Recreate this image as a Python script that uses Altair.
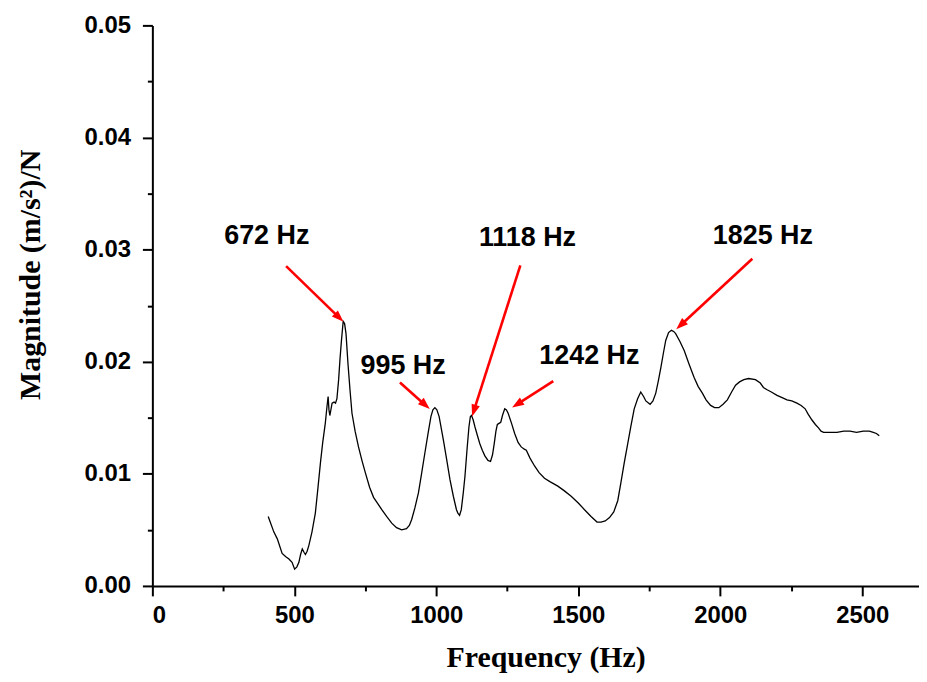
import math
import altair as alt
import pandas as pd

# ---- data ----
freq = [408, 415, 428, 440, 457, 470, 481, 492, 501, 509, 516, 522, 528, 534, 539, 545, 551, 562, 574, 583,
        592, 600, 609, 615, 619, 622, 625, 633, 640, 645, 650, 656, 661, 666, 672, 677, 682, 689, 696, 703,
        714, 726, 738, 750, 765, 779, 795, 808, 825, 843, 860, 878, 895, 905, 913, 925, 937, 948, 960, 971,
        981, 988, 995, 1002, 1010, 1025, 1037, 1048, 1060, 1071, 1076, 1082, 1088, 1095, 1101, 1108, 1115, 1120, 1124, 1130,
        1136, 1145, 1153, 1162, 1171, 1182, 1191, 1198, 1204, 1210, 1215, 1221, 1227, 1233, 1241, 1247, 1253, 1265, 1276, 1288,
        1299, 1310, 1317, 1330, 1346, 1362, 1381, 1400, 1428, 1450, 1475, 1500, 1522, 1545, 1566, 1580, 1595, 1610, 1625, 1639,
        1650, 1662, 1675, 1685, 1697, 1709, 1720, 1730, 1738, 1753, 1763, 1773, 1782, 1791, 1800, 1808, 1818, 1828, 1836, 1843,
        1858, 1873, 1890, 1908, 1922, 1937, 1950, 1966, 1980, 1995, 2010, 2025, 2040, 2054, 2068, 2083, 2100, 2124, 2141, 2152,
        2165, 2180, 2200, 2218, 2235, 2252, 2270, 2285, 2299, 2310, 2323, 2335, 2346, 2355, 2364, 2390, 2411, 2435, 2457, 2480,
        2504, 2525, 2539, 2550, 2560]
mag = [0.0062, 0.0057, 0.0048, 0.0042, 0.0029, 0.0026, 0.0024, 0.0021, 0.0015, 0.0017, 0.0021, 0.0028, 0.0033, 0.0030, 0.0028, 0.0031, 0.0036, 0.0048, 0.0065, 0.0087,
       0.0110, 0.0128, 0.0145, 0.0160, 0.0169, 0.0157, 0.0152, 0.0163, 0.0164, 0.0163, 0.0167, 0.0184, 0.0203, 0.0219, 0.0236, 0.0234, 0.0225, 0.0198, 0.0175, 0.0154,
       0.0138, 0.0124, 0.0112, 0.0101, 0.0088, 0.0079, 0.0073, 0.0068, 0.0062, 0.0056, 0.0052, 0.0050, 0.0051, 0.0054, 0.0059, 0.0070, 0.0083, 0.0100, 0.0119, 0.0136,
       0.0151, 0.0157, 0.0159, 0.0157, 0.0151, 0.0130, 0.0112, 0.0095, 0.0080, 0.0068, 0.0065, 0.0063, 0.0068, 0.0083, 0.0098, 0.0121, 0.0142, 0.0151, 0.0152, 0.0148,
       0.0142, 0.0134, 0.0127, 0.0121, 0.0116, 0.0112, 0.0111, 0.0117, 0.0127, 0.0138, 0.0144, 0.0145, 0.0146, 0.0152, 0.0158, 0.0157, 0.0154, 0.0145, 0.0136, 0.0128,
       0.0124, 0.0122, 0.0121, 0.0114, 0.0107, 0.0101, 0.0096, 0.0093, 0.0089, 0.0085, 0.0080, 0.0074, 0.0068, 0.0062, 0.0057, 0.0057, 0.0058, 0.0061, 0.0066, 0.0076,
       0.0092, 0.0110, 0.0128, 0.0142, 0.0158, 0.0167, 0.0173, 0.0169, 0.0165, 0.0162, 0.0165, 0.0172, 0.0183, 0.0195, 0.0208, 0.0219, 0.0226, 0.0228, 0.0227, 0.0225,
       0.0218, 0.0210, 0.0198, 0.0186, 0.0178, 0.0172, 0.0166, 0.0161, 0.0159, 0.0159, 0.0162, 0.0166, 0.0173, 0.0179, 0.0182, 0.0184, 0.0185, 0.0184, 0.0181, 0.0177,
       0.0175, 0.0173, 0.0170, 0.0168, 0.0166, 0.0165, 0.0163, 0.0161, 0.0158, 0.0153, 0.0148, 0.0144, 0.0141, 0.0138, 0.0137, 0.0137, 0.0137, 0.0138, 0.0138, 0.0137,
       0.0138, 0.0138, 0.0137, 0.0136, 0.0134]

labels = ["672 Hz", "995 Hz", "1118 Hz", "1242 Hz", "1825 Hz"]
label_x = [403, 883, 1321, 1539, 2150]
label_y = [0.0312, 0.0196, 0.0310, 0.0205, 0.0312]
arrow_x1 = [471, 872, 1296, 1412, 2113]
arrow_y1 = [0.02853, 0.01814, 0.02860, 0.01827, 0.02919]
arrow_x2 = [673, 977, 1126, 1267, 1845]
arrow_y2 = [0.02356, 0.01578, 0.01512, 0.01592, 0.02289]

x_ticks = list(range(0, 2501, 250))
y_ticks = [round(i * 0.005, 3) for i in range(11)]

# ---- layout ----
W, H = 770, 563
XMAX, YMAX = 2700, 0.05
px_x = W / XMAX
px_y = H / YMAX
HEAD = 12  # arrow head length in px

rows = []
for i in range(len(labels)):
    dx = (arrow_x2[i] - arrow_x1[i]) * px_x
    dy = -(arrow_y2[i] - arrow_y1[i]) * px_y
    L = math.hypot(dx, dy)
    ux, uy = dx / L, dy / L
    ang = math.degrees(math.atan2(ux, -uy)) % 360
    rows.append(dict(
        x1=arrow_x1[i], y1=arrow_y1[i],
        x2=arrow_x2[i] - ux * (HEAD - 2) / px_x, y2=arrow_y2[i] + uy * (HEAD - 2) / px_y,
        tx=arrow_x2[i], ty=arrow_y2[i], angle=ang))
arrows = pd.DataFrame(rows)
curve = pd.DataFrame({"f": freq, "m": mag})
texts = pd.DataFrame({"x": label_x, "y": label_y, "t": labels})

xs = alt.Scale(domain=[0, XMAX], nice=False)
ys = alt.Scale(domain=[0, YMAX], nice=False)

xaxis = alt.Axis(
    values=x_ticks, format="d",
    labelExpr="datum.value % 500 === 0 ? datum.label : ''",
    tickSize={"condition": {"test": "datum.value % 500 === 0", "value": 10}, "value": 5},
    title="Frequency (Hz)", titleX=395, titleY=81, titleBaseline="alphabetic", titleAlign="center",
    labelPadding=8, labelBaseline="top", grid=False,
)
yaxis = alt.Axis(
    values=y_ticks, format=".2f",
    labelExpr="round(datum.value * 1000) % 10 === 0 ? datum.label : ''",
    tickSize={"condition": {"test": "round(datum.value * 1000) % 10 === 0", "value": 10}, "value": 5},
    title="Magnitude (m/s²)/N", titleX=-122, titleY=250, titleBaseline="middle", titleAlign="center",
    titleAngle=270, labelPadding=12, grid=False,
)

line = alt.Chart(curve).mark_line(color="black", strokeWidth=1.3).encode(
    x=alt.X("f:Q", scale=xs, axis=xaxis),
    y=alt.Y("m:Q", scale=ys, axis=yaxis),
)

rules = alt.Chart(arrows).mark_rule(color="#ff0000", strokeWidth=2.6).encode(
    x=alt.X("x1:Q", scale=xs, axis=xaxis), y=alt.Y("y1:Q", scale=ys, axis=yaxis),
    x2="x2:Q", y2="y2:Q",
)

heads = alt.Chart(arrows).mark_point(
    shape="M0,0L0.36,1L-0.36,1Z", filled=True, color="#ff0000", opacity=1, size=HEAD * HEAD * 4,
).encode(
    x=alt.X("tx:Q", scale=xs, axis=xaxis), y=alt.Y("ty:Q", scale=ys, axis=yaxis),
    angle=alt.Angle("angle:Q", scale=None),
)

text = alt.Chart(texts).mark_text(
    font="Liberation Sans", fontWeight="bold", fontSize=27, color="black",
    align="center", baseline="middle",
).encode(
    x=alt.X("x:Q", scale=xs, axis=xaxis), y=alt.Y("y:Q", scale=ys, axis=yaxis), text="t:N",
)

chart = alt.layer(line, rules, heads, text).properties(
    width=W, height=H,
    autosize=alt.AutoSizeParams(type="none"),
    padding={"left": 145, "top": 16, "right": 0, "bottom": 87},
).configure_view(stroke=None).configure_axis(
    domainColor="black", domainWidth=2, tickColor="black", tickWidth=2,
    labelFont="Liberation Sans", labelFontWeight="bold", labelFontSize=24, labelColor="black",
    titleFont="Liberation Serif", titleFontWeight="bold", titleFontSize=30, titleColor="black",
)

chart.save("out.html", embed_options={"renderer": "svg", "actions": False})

· · · · ·

Please take the lines from the beginning of the data above through the line holding "import pandas as pd" and transcribe them exactly, without any pictures.

Recreate this image as a Python script that uses Altair.
import math
import altair as alt
import pandas as pd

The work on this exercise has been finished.